Case in point: I routinely use Pretty Good Privacy (PGP) and SMIME to secure e-mails and file transfers. Yet frequently, even somewhat knowledgeable IT security people get confused about which keys to use when. In order to for someone to send me encrypted content, I need to send that person my public key. Similarly, I need the recipient's public key so that I can send him or her encrypted content. We should never share private keys. That's why they are called private. Pretty simple -- or so you would think. More often than not, if the person isn't overly familiar with PGP/SMIME, even if they've been using it, they send me their private key.
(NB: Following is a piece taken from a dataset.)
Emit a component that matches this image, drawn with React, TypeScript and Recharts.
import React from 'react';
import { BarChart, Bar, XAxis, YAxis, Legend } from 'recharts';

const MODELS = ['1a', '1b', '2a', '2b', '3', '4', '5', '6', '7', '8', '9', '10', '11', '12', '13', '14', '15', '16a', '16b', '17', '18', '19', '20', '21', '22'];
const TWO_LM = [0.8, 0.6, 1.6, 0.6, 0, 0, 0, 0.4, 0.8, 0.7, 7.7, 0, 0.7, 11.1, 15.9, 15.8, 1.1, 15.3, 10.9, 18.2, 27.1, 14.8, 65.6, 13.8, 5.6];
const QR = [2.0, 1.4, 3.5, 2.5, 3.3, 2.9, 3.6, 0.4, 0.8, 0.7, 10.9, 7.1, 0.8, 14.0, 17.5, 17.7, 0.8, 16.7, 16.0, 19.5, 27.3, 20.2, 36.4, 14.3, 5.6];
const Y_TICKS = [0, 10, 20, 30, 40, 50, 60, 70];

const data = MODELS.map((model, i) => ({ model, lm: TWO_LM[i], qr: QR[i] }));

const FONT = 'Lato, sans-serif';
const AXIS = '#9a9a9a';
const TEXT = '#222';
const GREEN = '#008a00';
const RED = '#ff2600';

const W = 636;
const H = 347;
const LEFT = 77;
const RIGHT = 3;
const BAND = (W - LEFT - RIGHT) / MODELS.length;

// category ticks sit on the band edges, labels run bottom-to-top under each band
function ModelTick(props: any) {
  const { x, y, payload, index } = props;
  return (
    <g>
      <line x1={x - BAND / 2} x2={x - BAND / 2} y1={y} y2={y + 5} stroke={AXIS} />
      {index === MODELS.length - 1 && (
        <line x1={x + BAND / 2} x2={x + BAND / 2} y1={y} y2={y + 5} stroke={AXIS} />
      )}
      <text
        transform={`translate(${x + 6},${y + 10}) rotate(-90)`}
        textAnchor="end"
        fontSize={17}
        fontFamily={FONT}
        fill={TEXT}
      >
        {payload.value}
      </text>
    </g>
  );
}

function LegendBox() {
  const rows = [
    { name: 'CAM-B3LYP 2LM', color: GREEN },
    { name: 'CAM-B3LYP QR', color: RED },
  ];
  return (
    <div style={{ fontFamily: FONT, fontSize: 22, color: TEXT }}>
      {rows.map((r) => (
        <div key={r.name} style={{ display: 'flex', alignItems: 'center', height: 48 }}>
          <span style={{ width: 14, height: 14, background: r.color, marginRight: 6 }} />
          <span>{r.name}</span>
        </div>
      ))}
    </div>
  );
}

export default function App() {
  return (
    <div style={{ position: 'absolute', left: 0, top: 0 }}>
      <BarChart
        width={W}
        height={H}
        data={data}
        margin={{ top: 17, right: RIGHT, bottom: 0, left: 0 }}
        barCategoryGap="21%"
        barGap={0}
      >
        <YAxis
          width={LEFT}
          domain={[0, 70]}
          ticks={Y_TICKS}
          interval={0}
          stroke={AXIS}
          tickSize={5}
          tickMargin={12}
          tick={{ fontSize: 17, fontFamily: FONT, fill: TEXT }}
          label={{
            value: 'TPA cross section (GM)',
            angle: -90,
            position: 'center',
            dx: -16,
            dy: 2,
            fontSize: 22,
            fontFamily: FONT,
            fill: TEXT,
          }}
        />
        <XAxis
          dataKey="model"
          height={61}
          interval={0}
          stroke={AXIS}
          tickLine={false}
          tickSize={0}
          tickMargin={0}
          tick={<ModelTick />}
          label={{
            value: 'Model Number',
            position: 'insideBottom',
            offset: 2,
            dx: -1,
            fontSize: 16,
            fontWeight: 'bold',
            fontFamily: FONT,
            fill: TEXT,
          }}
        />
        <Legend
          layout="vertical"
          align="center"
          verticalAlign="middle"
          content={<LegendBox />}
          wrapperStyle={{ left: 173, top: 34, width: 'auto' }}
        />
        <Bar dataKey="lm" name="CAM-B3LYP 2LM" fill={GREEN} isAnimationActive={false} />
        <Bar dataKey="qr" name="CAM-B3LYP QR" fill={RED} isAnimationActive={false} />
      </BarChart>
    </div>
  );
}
Being the good citizen that I am, I delete their private key and ask again for their public key, explaining that with their private key, I could be them, for all digital purposes. About half the newly educated group then sends back my public key back or, if they're using PGP, their private key ring, which contains all their private keys. You might think that I'm making this stuff up, but it's pretty much been this way with PKI and PGP exchanges since they were invented. PGP's own Phil Zimmerman has often written on this subject.
Real and virtual converge
The danger of having your digital identity stolen is dire. Increasingly, our digital identities are us. I now pay 95 percent of my bills online. My digital self has platinum status with several major hotels and airlines. I get monthly refills on some of my supplements and my family's medication from online stores. Even my dog gets her medicine in the mail. I've had my personal e-mail address for over a decade.
Moreover, Xbox and everything that virtual world entails knows me by my Microsoft Live ID. Netflix only knows me through my Xbox profile. Talk to anyone who has accidentally misaligned their Live ID and Xbox profile. It's a frustrating experience to have your digital self not synced with your real self.